(YOUR GOAL): In the material below, list every line carrying the string "this".

(DATA EXTRACT):
○ ○ ○ ○

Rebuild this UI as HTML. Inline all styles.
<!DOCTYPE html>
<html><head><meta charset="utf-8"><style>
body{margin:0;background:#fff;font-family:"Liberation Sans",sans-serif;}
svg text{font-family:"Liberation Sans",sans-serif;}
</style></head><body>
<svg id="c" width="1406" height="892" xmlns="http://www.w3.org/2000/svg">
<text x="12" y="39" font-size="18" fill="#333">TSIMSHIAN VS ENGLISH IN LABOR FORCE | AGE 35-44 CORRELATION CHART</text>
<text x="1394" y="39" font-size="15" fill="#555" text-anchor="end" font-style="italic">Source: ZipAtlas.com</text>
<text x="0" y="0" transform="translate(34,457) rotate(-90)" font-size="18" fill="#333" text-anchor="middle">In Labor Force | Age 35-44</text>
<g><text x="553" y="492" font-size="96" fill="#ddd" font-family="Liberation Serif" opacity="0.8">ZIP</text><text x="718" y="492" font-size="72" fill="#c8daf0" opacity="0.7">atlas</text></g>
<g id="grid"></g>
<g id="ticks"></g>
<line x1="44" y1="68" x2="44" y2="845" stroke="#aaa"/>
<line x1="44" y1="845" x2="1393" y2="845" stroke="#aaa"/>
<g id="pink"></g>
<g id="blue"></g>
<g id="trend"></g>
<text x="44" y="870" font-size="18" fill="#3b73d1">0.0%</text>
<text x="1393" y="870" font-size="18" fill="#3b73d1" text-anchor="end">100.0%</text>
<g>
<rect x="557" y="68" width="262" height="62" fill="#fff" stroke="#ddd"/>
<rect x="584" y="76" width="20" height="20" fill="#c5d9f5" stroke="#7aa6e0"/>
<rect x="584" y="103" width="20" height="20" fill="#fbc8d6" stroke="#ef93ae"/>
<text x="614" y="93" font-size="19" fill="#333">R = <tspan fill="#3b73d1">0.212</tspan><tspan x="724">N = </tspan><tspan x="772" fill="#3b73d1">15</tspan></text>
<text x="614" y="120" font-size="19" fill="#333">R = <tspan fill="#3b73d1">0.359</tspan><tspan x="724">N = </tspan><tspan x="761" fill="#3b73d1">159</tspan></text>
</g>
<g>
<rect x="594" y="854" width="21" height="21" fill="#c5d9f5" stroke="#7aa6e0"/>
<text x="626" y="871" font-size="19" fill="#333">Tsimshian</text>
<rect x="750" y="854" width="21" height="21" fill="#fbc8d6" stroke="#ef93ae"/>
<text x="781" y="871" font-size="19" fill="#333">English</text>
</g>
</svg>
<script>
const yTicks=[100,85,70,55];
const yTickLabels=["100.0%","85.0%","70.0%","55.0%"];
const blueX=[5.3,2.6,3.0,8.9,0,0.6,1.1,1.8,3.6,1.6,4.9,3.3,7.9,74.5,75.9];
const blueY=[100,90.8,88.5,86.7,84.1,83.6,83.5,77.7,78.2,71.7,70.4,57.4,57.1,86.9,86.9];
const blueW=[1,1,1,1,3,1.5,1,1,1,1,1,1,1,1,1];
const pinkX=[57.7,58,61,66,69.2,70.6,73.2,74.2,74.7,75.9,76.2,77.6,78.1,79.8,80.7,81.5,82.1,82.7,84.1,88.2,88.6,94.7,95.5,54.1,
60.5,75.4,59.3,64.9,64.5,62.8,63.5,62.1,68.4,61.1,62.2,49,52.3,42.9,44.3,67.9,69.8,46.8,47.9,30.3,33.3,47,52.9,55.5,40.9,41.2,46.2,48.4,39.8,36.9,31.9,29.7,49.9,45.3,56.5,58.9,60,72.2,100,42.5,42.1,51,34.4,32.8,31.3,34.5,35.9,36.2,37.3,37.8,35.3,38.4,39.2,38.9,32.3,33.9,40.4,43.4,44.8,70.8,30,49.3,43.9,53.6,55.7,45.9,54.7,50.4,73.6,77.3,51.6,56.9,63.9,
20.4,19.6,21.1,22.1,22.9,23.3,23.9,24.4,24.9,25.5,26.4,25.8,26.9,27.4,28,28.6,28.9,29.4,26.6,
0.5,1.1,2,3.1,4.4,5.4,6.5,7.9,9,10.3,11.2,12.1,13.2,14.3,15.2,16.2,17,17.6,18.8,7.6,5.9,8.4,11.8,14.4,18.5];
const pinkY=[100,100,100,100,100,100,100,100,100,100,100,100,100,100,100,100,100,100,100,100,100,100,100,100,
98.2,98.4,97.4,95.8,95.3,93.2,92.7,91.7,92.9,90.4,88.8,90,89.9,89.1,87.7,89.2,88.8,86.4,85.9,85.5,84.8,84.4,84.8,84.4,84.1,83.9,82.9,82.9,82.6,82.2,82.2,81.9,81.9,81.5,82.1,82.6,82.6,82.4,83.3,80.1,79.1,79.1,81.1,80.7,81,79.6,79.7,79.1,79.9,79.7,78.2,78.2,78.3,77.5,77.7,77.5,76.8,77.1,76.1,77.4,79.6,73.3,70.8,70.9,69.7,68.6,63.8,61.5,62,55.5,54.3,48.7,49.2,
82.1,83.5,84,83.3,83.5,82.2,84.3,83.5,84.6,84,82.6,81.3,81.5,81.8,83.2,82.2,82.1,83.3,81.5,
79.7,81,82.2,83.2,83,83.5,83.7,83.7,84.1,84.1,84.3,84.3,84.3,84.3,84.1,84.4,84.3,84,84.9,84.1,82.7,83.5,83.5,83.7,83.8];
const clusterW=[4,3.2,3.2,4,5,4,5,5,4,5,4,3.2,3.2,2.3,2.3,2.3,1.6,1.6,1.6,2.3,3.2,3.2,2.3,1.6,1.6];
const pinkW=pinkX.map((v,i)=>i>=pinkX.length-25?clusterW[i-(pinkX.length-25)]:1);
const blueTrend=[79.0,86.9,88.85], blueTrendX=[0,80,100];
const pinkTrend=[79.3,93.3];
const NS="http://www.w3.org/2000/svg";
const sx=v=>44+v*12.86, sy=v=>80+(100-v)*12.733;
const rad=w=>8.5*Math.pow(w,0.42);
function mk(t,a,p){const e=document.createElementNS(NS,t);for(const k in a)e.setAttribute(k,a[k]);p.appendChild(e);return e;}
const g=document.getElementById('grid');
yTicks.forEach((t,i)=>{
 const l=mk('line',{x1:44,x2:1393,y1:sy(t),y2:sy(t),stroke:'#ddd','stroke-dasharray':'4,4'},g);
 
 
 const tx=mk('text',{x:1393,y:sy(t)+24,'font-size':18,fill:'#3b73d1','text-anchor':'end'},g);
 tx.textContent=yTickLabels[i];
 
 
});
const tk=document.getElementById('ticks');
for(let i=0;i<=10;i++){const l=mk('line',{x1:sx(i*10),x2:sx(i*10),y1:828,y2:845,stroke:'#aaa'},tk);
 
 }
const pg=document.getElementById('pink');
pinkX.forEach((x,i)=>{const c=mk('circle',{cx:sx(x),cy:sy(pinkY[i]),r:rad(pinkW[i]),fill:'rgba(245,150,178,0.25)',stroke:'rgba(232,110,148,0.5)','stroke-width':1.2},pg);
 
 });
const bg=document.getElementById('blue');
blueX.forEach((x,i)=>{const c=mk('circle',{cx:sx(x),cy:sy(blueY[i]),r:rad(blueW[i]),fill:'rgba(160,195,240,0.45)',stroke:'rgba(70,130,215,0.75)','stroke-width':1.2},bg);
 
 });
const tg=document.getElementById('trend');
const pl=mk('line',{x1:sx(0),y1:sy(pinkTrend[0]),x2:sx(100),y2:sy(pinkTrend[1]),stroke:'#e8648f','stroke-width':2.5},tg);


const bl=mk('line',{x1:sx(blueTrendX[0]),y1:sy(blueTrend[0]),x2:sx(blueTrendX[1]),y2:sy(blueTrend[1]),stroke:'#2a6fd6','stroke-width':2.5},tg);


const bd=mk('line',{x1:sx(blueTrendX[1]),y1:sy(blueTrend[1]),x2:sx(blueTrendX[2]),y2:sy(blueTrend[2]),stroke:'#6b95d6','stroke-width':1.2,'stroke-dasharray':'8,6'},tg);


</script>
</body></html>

○ ○ ○ ○

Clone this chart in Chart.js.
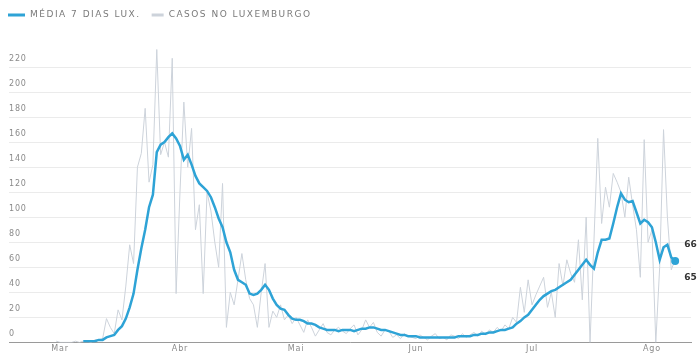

○ ○ ○ ○

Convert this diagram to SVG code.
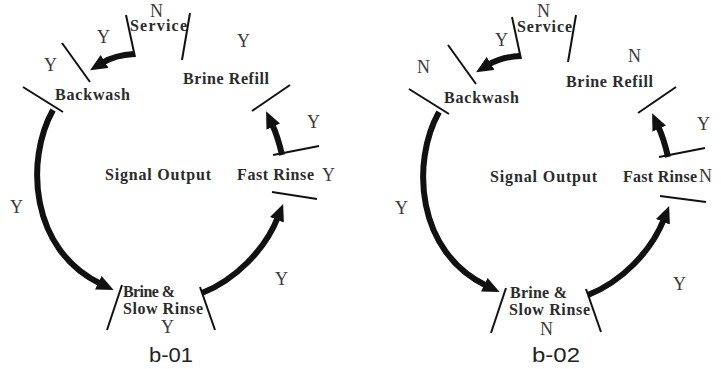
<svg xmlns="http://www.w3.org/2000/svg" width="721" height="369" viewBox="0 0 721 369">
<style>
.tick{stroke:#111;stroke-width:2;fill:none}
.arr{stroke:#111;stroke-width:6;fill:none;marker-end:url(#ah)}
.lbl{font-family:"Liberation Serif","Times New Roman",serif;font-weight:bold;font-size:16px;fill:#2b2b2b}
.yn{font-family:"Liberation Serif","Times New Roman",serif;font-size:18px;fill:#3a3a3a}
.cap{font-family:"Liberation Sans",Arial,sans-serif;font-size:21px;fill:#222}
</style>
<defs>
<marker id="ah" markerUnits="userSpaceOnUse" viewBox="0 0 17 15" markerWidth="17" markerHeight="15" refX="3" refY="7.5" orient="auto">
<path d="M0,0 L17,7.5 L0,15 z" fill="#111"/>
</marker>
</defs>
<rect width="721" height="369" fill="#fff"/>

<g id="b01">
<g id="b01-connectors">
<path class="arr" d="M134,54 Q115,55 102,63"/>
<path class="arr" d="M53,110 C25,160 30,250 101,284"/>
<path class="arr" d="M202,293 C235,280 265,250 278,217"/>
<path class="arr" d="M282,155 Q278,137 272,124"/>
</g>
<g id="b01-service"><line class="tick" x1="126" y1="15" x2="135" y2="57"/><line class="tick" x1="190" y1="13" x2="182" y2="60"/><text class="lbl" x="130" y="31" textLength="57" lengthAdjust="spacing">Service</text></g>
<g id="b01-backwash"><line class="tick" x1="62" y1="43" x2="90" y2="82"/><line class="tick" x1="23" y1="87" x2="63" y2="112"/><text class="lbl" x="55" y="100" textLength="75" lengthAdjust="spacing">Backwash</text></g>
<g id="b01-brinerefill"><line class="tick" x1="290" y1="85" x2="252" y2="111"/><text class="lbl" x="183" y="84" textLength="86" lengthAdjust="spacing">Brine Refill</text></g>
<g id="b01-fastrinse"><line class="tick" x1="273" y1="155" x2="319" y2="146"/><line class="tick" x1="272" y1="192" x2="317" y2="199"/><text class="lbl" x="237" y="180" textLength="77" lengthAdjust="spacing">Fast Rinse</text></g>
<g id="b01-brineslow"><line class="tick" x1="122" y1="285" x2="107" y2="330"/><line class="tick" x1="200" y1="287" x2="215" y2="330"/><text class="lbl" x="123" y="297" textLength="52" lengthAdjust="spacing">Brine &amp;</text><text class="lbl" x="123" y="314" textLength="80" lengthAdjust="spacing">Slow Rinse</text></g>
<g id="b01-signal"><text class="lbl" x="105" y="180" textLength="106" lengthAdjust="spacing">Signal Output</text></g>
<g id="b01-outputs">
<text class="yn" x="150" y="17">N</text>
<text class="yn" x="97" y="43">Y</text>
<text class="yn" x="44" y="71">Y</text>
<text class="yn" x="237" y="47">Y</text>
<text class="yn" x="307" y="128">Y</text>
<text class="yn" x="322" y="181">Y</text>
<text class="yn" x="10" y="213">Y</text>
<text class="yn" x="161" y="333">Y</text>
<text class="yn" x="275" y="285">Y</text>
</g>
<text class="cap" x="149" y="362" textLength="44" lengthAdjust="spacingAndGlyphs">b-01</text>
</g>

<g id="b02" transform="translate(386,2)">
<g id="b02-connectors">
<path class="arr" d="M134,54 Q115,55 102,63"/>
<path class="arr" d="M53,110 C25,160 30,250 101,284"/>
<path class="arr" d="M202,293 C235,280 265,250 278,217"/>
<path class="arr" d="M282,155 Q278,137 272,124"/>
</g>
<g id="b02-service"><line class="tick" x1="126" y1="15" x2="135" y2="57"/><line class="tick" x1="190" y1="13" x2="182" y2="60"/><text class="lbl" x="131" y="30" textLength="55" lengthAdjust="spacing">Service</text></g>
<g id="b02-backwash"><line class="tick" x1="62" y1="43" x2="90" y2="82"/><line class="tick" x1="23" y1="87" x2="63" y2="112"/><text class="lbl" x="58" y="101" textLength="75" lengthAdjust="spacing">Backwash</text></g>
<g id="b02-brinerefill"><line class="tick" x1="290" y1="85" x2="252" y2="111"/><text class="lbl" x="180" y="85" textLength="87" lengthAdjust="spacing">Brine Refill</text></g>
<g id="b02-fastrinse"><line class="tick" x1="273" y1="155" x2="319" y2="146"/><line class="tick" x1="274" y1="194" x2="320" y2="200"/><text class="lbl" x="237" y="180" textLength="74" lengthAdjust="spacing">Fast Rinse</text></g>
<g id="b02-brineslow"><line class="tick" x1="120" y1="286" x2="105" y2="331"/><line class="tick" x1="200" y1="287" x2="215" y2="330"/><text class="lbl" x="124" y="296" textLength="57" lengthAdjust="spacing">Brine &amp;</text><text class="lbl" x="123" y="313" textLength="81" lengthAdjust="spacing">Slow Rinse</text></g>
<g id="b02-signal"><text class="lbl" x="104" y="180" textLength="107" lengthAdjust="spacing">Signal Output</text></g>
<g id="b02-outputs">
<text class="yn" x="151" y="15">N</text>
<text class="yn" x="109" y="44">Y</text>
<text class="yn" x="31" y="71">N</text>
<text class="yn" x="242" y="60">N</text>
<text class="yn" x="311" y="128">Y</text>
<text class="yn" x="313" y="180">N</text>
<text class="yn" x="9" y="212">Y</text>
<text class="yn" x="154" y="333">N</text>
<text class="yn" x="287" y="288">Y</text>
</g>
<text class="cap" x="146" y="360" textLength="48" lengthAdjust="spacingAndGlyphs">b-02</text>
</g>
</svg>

○ ○ ○ ○

(TASK RESULT):
Rebuild this UI as HTML. Inline all styles.
Clone this chart in Chart.js.
Convert this diagram to SVG code.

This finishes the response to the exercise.